Opinion
A-14005 0360
03-06-2024
Megan R. Webb, Assistant Public Defender, and Samantha Cherot, Public Defender, Anchorage, for the Appellant. Elizabeth T. Burke, Assistant Attorney General, Office of Criminal Appeals, Anchorage, and Treg R. Taylor, Attorney General, Juneau, for the Appellee.
UNPUBLISHED See Alaska Appellate Rule 214(d)
Appeal from the Superior Court, Third Judicial District, Homer, Bride Seifert, Judge Trial Court No. 3HO-19-00121 CI.
Megan R. Webb, Assistant Public Defender, and Samantha Cherot, Public Defender, Anchorage, for the Appellant.
Elizabeth T. Burke, Assistant Attorney General, Office of Criminal Appeals, Anchorage, and Treg R. Taylor, Attorney General, Juneau, for the Appellee.

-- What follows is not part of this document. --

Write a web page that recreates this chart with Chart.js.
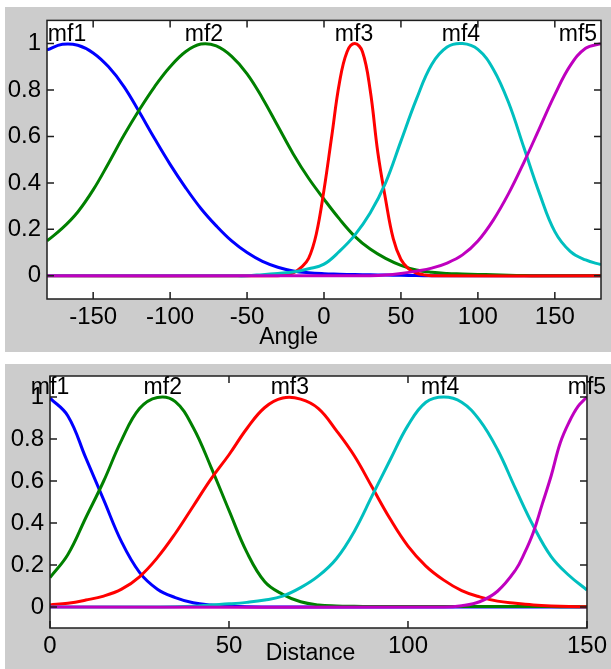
<!DOCTYPE html>
<html>
<head>
<meta charset="utf-8">
<title>Membership functions - Angle / Distance</title>
<script src="https://cdn.jsdelivr.net/npm/chart.js@4.4.1/dist/chart.umd.min.js"></script>
<style>
    body { margin: 0; background: #fff; }
    #page { position: relative; width: 611px; height: 669px; overflow: hidden; }
    .panel { position: absolute; left: 5px; width: 606px; background: #cccccc; }
    canvas { position: absolute; left: 0; }
</style>
</head>
<body>
<div id="page">
    <div class="panel" style="top:7px;height:345px"></div>
    <div class="panel" style="top:364px;height:305px"></div>
    <canvas id="angleChart" width="611" height="352" style="top:0"></canvas>
    <canvas id="distChart" width="611" height="317" style="top:352px"></canvas>
</div>
<script>
// Shared
const mfNames = ['mf1', 'mf2', 'mf3', 'mf4', 'mf5'];
const mfColors = ['#0000ff', '#008000', '#ff0000', '#00bfbf', '#bf00bf'];
const yTicks = [0, 0.2, 0.4, 0.6, 0.8, 1];

// 1. Angle input (upper plot)
const angleTicks = [-150, -100, -50, 0, 50, 100, 150];
const angleX = [-180, -170, -160, -150, -140, -130, -120, -110, -100, -90, -80, -70, -60, -50, -40, -30, -20, -10,
    0, 10, 20, 30, 40, 50, 60, 70, 80, 90, 100, 110, 120, 130, 140, 150, 160, 170, 180];
const angleMf1 = [0.973, 0.997, 0.993, 0.96, 0.9, 0.815, 0.705, 0.59, 0.48, 0.38, 0.29, 0.215, 0.15, 0.1, 0.062, 0.037, 0.021, 0.013,
    0.009, 0.007, 0.005, 0.004, 0.003, 0.002, 0.001, 0, 0, 0, 0, 0, 0, 0, 0, 0, 0, 0, 0];
const angleMf2 = [0.15, 0.205, 0.275, 0.37, 0.485, 0.605, 0.715, 0.815, 0.9, 0.965, 0.998, 0.99, 0.945, 0.87, 0.765, 0.645, 0.525, 0.42,
    0.33, 0.245, 0.17, 0.115, 0.075, 0.045, 0.025, 0.015, 0.01, 0.008, 0.006, 0.004, 0.002, 0.001, 0, 0, 0, 0, 0];
const angleMf3X = [-180, -30, -25, -20, -15, -10, -5, 0, 5, 10, 15, 20, 25, 30, 35, 40, 45, 50, 55, 60, 65, 70, 180];
const angleMf3 = [0, 0, 0.004, 0.012, 0.035, 0.075, 0.18, 0.37, 0.6, 0.83, 0.965, 1.0, 0.965, 0.8, 0.53, 0.33, 0.16, 0.07, 0.03, 0.012, 0.004, 0, 0];
const angleMf4 = [0, 0, 0, 0, 0, 0, 0, 0, 0, 0, 0, 0, 0, 0, 0.005, 0.01, 0.016, 0.03,
    0.05, 0.105, 0.175, 0.27, 0.4, 0.58, 0.76, 0.91, 0.985, 1.0, 0.975, 0.89, 0.745, 0.55, 0.355, 0.19, 0.105, 0.068, 0.048];
const angleMf5 = [0, 0, 0, 0, 0, 0, 0, 0, 0, 0, 0, 0, 0, 0, 0, 0, 0, 0,
    0, 0, 0, 0, 0.003, 0.01, 0.02, 0.033, 0.055, 0.09, 0.15, 0.24, 0.355, 0.49, 0.635, 0.78, 0.905, 0.98, 1.0];
const angleLabelX = [-167, -78, 19.5, 89, 165];

// 2. Distance input (lower plot)
const distTicks = [0, 50, 100, 150];
const distX = [0, 5, 10, 15, 20, 25, 30, 35, 40, 45, 50, 55, 60, 65, 70, 75, 80, 85, 90, 95, 100,
    105, 110, 115, 120, 125, 130, 135, 140, 145, 150];
const distMf1 = [0.995, 0.91, 0.71, 0.51, 0.31, 0.165, 0.085, 0.045, 0.02, 0.009, 0.004, 0.001, 0, 0, 0, 0, 0, 0, 0, 0, 0,
    0, 0, 0, 0, 0, 0, 0, 0, 0, 0];
const distMf2 = [0.14, 0.25, 0.425, 0.6, 0.795, 0.945, 0.998, 0.978, 0.855, 0.665, 0.46, 0.26, 0.12, 0.06, 0.025, 0.01, 0.005, 0.003, 0.002, 0.002, 0.002,
    0.002, 0.002, 0.002, 0.002, 0.002, 0.002, 0.002, 0.002, 0.001, 0.001];
const distMf3 = [0.01, 0.018, 0.033, 0.052, 0.085, 0.144, 0.235, 0.35, 0.48, 0.61, 0.725, 0.85, 0.95, 0.995, 0.99, 0.945, 0.84, 0.72, 0.57, 0.42, 0.29,
    0.195, 0.128, 0.078, 0.048, 0.028, 0.018, 0.01, 0.005, 0.002, 0.001];
const distMf4 = [0, 0, 0, 0, 0, 0, 0, 0.001, 0.004, 0.01, 0.015, 0.022, 0.033, 0.052, 0.092, 0.148, 0.23, 0.36, 0.53, 0.70, 0.865,
    0.975, 1.0, 0.975, 0.89, 0.75, 0.565, 0.387, 0.24, 0.15, 0.081];
const distMf5X = [0, 110, 115, 120, 125, 130, 132.5, 135, 137.5, 140, 142.5, 145, 147.5, 150];
const distMf5 = [0, 0, 0.006, 0.025, 0.075, 0.175, 0.255, 0.355, 0.49, 0.625, 0.78, 0.88, 0.955, 1.0];
const distLabelX = [0, 31.5, 67, 109, 150];

const FONT = '"Liberation Sans", Arial, sans-serif';

// MATLAB-like box: white axes, frame, inward ticks, mf labels, x label
const matlabAxes = {
    id: 'matlabAxes',
    beforeDraw(chart) {
        const a = chart.chartArea;
        const ctx = chart.ctx;
        ctx.save();
        ctx.fillStyle = '#ffffff';
        ctx.fillRect(a.left, a.top, a.right - a.left, a.bottom - a.top);
        ctx.restore();
    },
    afterDatasetsDraw(chart, args, opts) {
        const a = chart.chartArea;
        const ctx = chart.ctx;
        const xs = chart.scales.x;
        const ys = chart.scales.y;
        const tl = 7;

        ctx.save();
        ctx.strokeStyle = '#1e1e1e';
        ctx.lineWidth = 1.5;
        ctx.strokeRect(a.left, a.top, a.right - a.left, a.bottom - a.top);

        ctx.beginPath();
        xs.ticks.forEach(t => {
            const px = xs.getPixelForValue(t.value);
            ctx.moveTo(px, a.bottom); ctx.lineTo(px, a.bottom - tl);
            ctx.moveTo(px, a.top); ctx.lineTo(px, a.top + tl);
        });
        ys.ticks.forEach(t => {
            const py = ys.getPixelForValue(t.value);
            ctx.moveTo(a.left, py); ctx.lineTo(a.left + tl, py);
            ctx.moveTo(a.right, py); ctx.lineTo(a.right - tl, py);
        });
        ctx.stroke();

        // membership function names above their peaks
        ctx.fillStyle = '#000';
        ctx.font = '23px ' + FONT;
        ctx.textAlign = 'center';
        ctx.textBaseline = 'alphabetic';
        const labelY = ys.getPixelForValue(1) - 3;
        opts.labelX.forEach((x, i) => {
            ctx.fillText(mfNames[i], xs.getPixelForValue(x), labelY);
        });

        // x axis name
        ctx.fillText(opts.title, xs.getPixelForValue(opts.titleX), a.bottom + opts.titleOffset);
        ctx.restore();
    }
};

function buildDatasets(series) {
    return series.map((s, i) => ({
        label: mfNames[i],
        data: s.x.map((x, k) => ({ x: x, y: s.y[k] })),
        borderColor: mfColors[i],
        borderWidth: 3,
        borderJoinStyle: 'round',
        pointRadius: 0,
        fill: false,
        tension: 0.4,
        order: series.length - i   // mf5 ends up on top, like plotmf
    }));
}

function makeChart(id, cfg) {
    const ctx = document.getElementById(id).getContext('2d');
    return new Chart(ctx, {
        type: 'line',
        data: { datasets: buildDatasets(cfg.series) },
        options: {
            responsive: false,
            animation: false,
            events: [],
            layout: { padding: { left: 0, top: cfg.padTop, right: cfg.padRight, bottom: 0 } },
            scales: {
                x: {
                    type: 'linear',
                    min: cfg.xMin,
                    max: cfg.xMax,
                    afterBuildTicks: s => { s.ticks = cfg.xTicks.map(v => ({ value: v })); },
                    afterFit: s => { s.height = cfg.xHeight; },
                    grid: { display: false, drawTicks: false },
                    border: { display: false },
                    ticks: {
                        autoSkip: false, maxRotation: 0, minRotation: 0, padding: 4,
                        color: '#000', font: { size: 24, family: FONT },
                        callback: v => String(v)
                    }
                },
                y: {
                    type: 'linear',
                    min: -0.1,
                    max: 1.1,
                    afterBuildTicks: s => { s.ticks = yTicks.map(v => ({ value: v })); },
                    afterFit: s => { s.width = cfg.yWidth; },
                    grid: { display: false, drawTicks: false },
                    border: { display: false },
                    ticks: {
                        padding: 6,
                        color: '#000', font: { size: 24, family: FONT },
                        callback: v => String(v)
                    }
                }
            },
            plugins: {
                legend: { display: false },
                tooltip: { enabled: false },
                matlabAxes: cfg.axes
            }
        },
        plugins: [matlabAxes]
    });
}

document.addEventListener('DOMContentLoaded', () => {
    makeChart('angleChart', {
        series: [
            { x: angleX, y: angleMf1 },
            { x: angleX, y: angleMf2 },
            { x: angleMf3X, y: angleMf3 },
            { x: angleX, y: angleMf4 },
            { x: angleX, y: angleMf5 }
        ],
        xMin: -180, xMax: 180, xTicks: angleTicks,
        padTop: 15, padRight: 10, yWidth: 47, xHeight: 53,
        axes: { labelX: angleLabelX, title: 'Angle', titleX: -23, titleOffset: 45 }
    });

    makeChart('distChart', {
        series: [
            { x: distX, y: distMf1 },
            { x: distX, y: distMf2 },
            { x: distX, y: distMf3 },
            { x: distX, y: distMf4 },
            { x: distMf5X, y: distMf5 }
        ],
        xMin: 0, xMax: 150, xTicks: distTicks,
        padTop: 24, padRight: 20, yWidth: 50, xHeight: 41,
        axes: { labelX: distLabelX, title: 'Distance', titleX: 72.8, titleOffset: 32 }
    });
});
</script>
</body>
</html>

Before: Allard, Chief Judge, and Harbison and Terrell, Judges.
SUMMARY DISPOSITION
Jason Neil Downard was convicted of first-degree sexual assault and second-degree assault after he beat, strangled, and raped a woman while at a cousin's house. Downard testified at trial that he never had sex with the victim and that he fell asleep a few minutes after entering one of the bedrooms in his cousin's house. According to Downard, he woke up sometime later to a person touching him and thought he was being attacked, so he responded by punching the person for about fifteen seconds. The jury rejected this defense, and this Court affirmed Downard's convictions on direct appeal.
AS 11.41.410(a)(1) and AS 11.41.210(a)(1), respectively.
Downard v. State, 2017 WL 5508491 (Alaska App. Nov. 15, 2017) (unpublished).
Downard then filed an application for post-conviction relief, arguing that his trial attorney was ineffective for failing to procure two witnesses, Michelle Traughber and John Yanik, who were at the house on the night in question. Downard presented affidavits from Traughber and Yanik asserting that they saw Downard and the victim flirting earlier in the night and that any sexual contact "could" have been consensual. Downard also presented an affidavit from the investigator working on his post-conviction case, who was able to locate Traughber and Yanik and obtain their affidavits.
The superior court dismissed Downard's application, concluding that he had failed to establish a prima facie case that his attorney was incompetent and that he was prejudiced. Downard now appeals. We have reviewed the record and we conclude that Downard's application was properly dismissed.
Risher v. State, 523 P.2d 421, 425 (Alaska 1974) (holding that to succeed on a claim of ineffective assistance of counsel, an applicant must demonstrate that their attorney was incompetent and that this incompetence caused them prejudice).
See David v State, 372 P.3d 265, 269 (Alaska App. 2016) (explaining that an appellate court reviews de novo the superior court's decision on whether an application for post-conviction relief set forth a prima facie case for relief).
With respect to competence, it was not enough, as the superior court noted, for Downard to demonstrate "that his trial counsel could have done things better"; he was required to demonstrate that "no competent attorney would have done things as badly as his trial counsel did." Here, Downard's trial attorney and the assigned investigator made considerable efforts to subpoena Traughber and Yanik for trial, including searching for them in various databases, calling their relatives, and leaving multiple voicemails. We agree with the superior court that these efforts were at least minimally competent under the circumstances. We also agree with the superior court that an investigator's "ability to quickly locate Traughber and Yanik in 2020 does not necessarily relate to the ease of which they could have been located in the 2010 and 2011 trial years."
See Tucker v. State, 892 P.2d 832, 835 (Alaska App. 1995).
See Allen v. State, 153 P.3d 1019, 1026 (Alaska App. 2007) (concluding that the fact that a later investigator was able to find witnesses did not mean the trial investigator was incompetent).
With respect to prejudice, we agree with the superior court that even if Downard's trial attorney acted incompetently, there was no reasonable possibility that the outcome of the trial would have been different. As the State argues on appeal, Traughber and Yanik did not observe what occurred in the bedroom and thus would not have been permitted to testify that they believed sexual contact "could" have been consensual. Furthermore, such testimony, even if admissible, would have contradicted Downard's testimony at trial that he never had sex with the victim. It would also be inconsistent with the evidence at trial, which established that the victim entered the bedroom with Downard and suffered significant injuries across her face, upper body, and vaginal walls. We therefore agree with the superior court that there is no reasonable possibility that Traughber's and Yanik's testimonies would have changed the outcome of the trial.
See Risher, 523 P.2d at 425.
See Alaska R. Evid. 701 ("If the witness is not testifying as an expert, the witness's testimony in the form of opinions or inferences is limited to those opinions or inferences which are (a) rationally based on the perception of the witness and (b) helpful to a clear understanding of the witness's testimony or the determination of a fact in issue.").
The judgment of the superior court is AFFIRMED.